■ EXERCISE TASK ■
Only the pictures are omitted; repeat all other data exactly.

■ MATERIAL ■

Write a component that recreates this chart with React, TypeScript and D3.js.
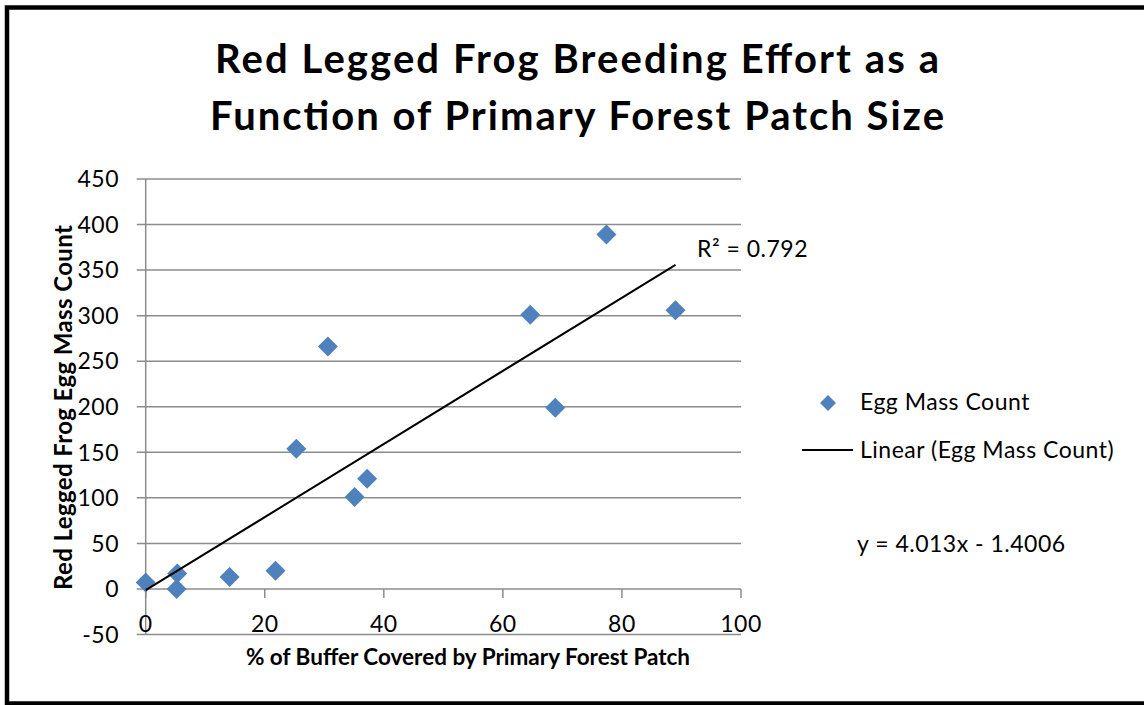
import { scaleLinear, line } from "d3";

const WIDTH = 1144;
const HEIGHT = 705;

// % of buffer covered by primary forest patch
const coverage = [0, 5.3, 5.2, 14.1, 21.8, 25.3, 30.6, 35.1, 37.2, 64.6, 68.8, 77.4, 89.0];
// red legged frog egg mass count
const eggCounts = [7, 17, 0, 13, 20, 154, 266, 101, 121, 301, 199, 389, 306];

const xTicks = [0, 20, 40, 60, 80, 100];
const yTicks = [-50, 0, 50, 100, 150, 200, 250, 300, 350, 400, 450];

const slope = 4.013;
const intercept = -1.4006;
const rSquared = "0.792";

const titleLines = ["Red Legged Frog Breeding Effort as a", "Function of Primary Forest Patch Size"];
const titleWidths = [724, 734];

const FONT = "Lato, 'Open Sans', sans-serif";
const BLUE = "#4F81BD";
const GRID = "#8c8c8c";
const LABEL_SIZE = 23;
const SPACING = 0.5;

export default function App() {
  const x = scaleLinear().domain([0, 100]).range([145.7, 741]);
  const y = scaleLinear().domain([-50, 450]).range([634.5, 179]);

  const pts = coverage.map((c, i) => ({ c, n: eggCounts[i] }));
  const xMax = Math.max(...coverage);
  const trend = line<number>()
    .x((d) => x(d))
    .y((d) => y(slope * d + intercept))([0, xMax]);

  const diamond = (cx: number, cy: number, r: number) =>
    `M${cx},${cy - r}L${cx + r},${cy}L${cx},${cy + r}L${cx - r},${cy}Z`;

  return (
    <svg
      width={WIDTH}
      height={HEIGHT}
      style={{ position: "absolute", left: 0, top: 0, background: "#fff" }}
      fontFamily={FONT}
    >
      <rect x={7} y={7.5} width={1160} height={696} fill="#fff" stroke="#000" strokeWidth={4.5} />

      {titleLines.map((t, i) => (
        <text
          key={t}
          x={577}
          y={73 + i * 57}
          textAnchor="middle"
          fontSize={40}
          fontWeight={700}
          fill="#000"
          textLength={titleWidths[i]}
          lengthAdjust="spacing"
        >
          {t}
        </text>
      ))}

      {/* horizontal gridlines with tick stubs */}
      {yTicks.map((t) => (
        <line key={t} x1={x(0) - 9} x2={x(100)} y1={y(t)} y2={y(t)} stroke={GRID} strokeWidth={1.5} />
      ))}
      {/* y axis */}
      <line x1={x(0)} x2={x(0)} y1={y(450)} y2={y(-50)} stroke={GRID} strokeWidth={1.5} />
      {/* x axis ticks at y=0 */}
      {xTicks.map((t) => (
        <line key={t} x1={x(t)} x2={x(t)} y1={y(0)} y2={y(0) + 9} stroke={GRID} strokeWidth={1.5} />
      ))}

      {yTicks.map((t) => (
        <text key={t} x={119} y={y(t)} dy="0.36em" textAnchor="end" fontSize={LABEL_SIZE} letterSpacing={SPACING} fill="#000">
          {t}
        </text>
      ))}
      {xTicks.map((t) => (
        <text key={t} x={x(t)} y={631.5} textAnchor="middle" fontSize={LABEL_SIZE} letterSpacing={SPACING} fill="#000">
          {t}
        </text>
      ))}

      <text x={468} y={665} textAnchor="middle" fontSize={22.5} fontWeight={700} fill="#000">
        % of Buffer Covered by Primary Forest Patch
      </text>
      <text
        transform={`translate(72,407.5) rotate(-90)`}
        textAnchor="middle"
        fontSize={24}
        fontWeight={700}
        fill="#000"
        textLength={365}
        lengthAdjust="spacing"
      >
        Red Legged Frog Egg Mass Count
      </text>

      {pts.map((p, i) => (
        <path key={i} d={diamond(x(p.c), y(p.n), 10)} fill={BLUE} />
      ))}

      <path d={trend ?? ""} fill="none" stroke="#000" strokeWidth={2} />

      <text x={697} y={257} fontSize={LABEL_SIZE} letterSpacing={SPACING} fill="#000">
        R² = {rSquared}
      </text>

      {/* legend */}
      <path d={diamond(828, 403, 8)} fill={BLUE} />
      <text x={860} y={410} fontSize={LABEL_SIZE} letterSpacing={SPACING} fill="#000">
        Egg Mass Count
      </text>
      <line x1={802} x2={853} y1={450} y2={450} stroke="#000" strokeWidth={2} />
      <text x={860} y={458} fontSize={LABEL_SIZE} letterSpacing={SPACING} fill="#000">
        Linear (Egg Mass Count)
      </text>
      <text x={857} y={552} fontSize={LABEL_SIZE} letterSpacing={SPACING} fill="#000">
        y = {slope}x - {Math.abs(intercept)}
      </text>
    </svg>
  );
}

■ ANSWER TO THIS PROBLEM ■
Write a component that recreates this chart with React, TypeScript and D3.js.
import { scaleLinear, line } from "d3";

const WIDTH = 1144;
const HEIGHT = 705;

// % of buffer covered by primary forest patch
const coverage = [0, 5.3, 5.2, 14.1, 21.8, 25.3, 30.6, 35.1, 37.2, 64.6, 68.8, 77.4, 89.0];
// red legged frog egg mass count
const eggCounts = [7, 17, 0, 13, 20, 154, 266, 101, 121, 301, 199, 389, 306];

const xTicks = [0, 20, 40, 60, 80, 100];
const yTicks = [-50, 0, 50, 100, 150, 200, 250, 300, 350, 400, 450];

const slope = 4.013;
const intercept = -1.4006;
const rSquared = "0.792";

const titleLines = ["Red Legged Frog Breeding Effort as a", "Function of Primary Forest Patch Size"];
const titleWidths = [724, 734];

const FONT = "Lato, 'Open Sans', sans-serif";
const BLUE = "#4F81BD";
const GRID = "#8c8c8c";
const LABEL_SIZE = 23;
const SPACING = 0.5;

export default function App() {
  const x = scaleLinear().domain([0, 100]).range([145.7, 741]);
  const y = scaleLinear().domain([-50, 450]).range([634.5, 179]);

  const pts = coverage.map((c, i) => ({ c, n: eggCounts[i] }));
  const xMax = Math.max(...coverage);
  const trend = line<number>()
    .x((d) => x(d))
    .y((d) => y(slope * d + intercept))([0, xMax]);

  const diamond = (cx: number, cy: number, r: number) =>
    `M${cx},${cy - r}L${cx + r},${cy}L${cx},${cy + r}L${cx - r},${cy}Z`;

  return (
    <svg
      width={WIDTH}
      height={HEIGHT}
      style={{ position: "absolute", left: 0, top: 0, background: "#fff" }}
      fontFamily={FONT}
    >
      <rect x={7} y={7.5} width={1160} height={696} fill="#fff" stroke="#000" strokeWidth={4.5} />

      {titleLines.map((t, i) => (
        <text
          key={t}
          x={577}
          y={73 + i * 57}
          textAnchor="middle"
          fontSize={40}
          fontWeight={700}
          fill="#000"
          textLength={titleWidths[i]}
          lengthAdjust="spacing"
        >
          {t}
        </text>
      ))}

      {/* horizontal gridlines with tick stubs */}
      {yTicks.map((t) => (
        <line key={t} x1={x(0) - 9} x2={x(100)} y1={y(t)} y2={y(t)} stroke={GRID} strokeWidth={1.5} />
      ))}
      {/* y axis */}
      <line x1={x(0)} x2={x(0)} y1={y(450)} y2={y(-50)} stroke={GRID} strokeWidth={1.5} />
      {/* x axis ticks at y=0 */}
      {xTicks.map((t) => (
        <line key={t} x1={x(t)} x2={x(t)} y1={y(0)} y2={y(0) + 9} stroke={GRID} strokeWidth={1.5} />
      ))}

      {yTicks.map((t) => (
        <text key={t} x={119} y={y(t)} dy="0.36em" textAnchor="end" fontSize={LABEL_SIZE} letterSpacing={SPACING} fill="#000">
          {t}
        </text>
      ))}
      {xTicks.map((t) => (
        <text key={t} x={x(t)} y={631.5} textAnchor="middle" fontSize={LABEL_SIZE} letterSpacing={SPACING} fill="#000">
          {t}
        </text>
      ))}

      <text x={468} y={665} textAnchor="middle" fontSize={22.5} fontWeight={700} fill="#000">
        % of Buffer Covered by Primary Forest Patch
      </text>
      <text
        transform={`translate(72,407.5) rotate(-90)`}
        textAnchor="middle"
        fontSize={24}
        fontWeight={700}
        fill="#000"
        textLength={365}
        lengthAdjust="spacing"
      >
        Red Legged Frog Egg Mass Count
      </text>

      {pts.map((p, i) => (
        <path key={i} d={diamond(x(p.c), y(p.n), 10)} fill={BLUE} />
      ))}

      <path d={trend ?? ""} fill="none" stroke="#000" strokeWidth={2} />

      <text x={697} y={257} fontSize={LABEL_SIZE} letterSpacing={SPACING} fill="#000">
        R² = {rSquared}
      </text>

      {/* legend */}
      <path d={diamond(828, 403, 8)} fill={BLUE} />
      <text x={860} y={410} fontSize={LABEL_SIZE} letterSpacing={SPACING} fill="#000">
        Egg Mass Count
      </text>
      <line x1={802} x2={853} y1={450} y2={450} stroke="#000" strokeWidth={2} />
      <text x={860} y={458} fontSize={LABEL_SIZE} letterSpacing={SPACING} fill="#000">
        Linear (Egg Mass Count)
      </text>
      <text x={857} y={552} fontSize={LABEL_SIZE} letterSpacing={SPACING} fill="#000">
        y = {slope}x - {Math.abs(intercept)}
      </text>
    </svg>
  );
}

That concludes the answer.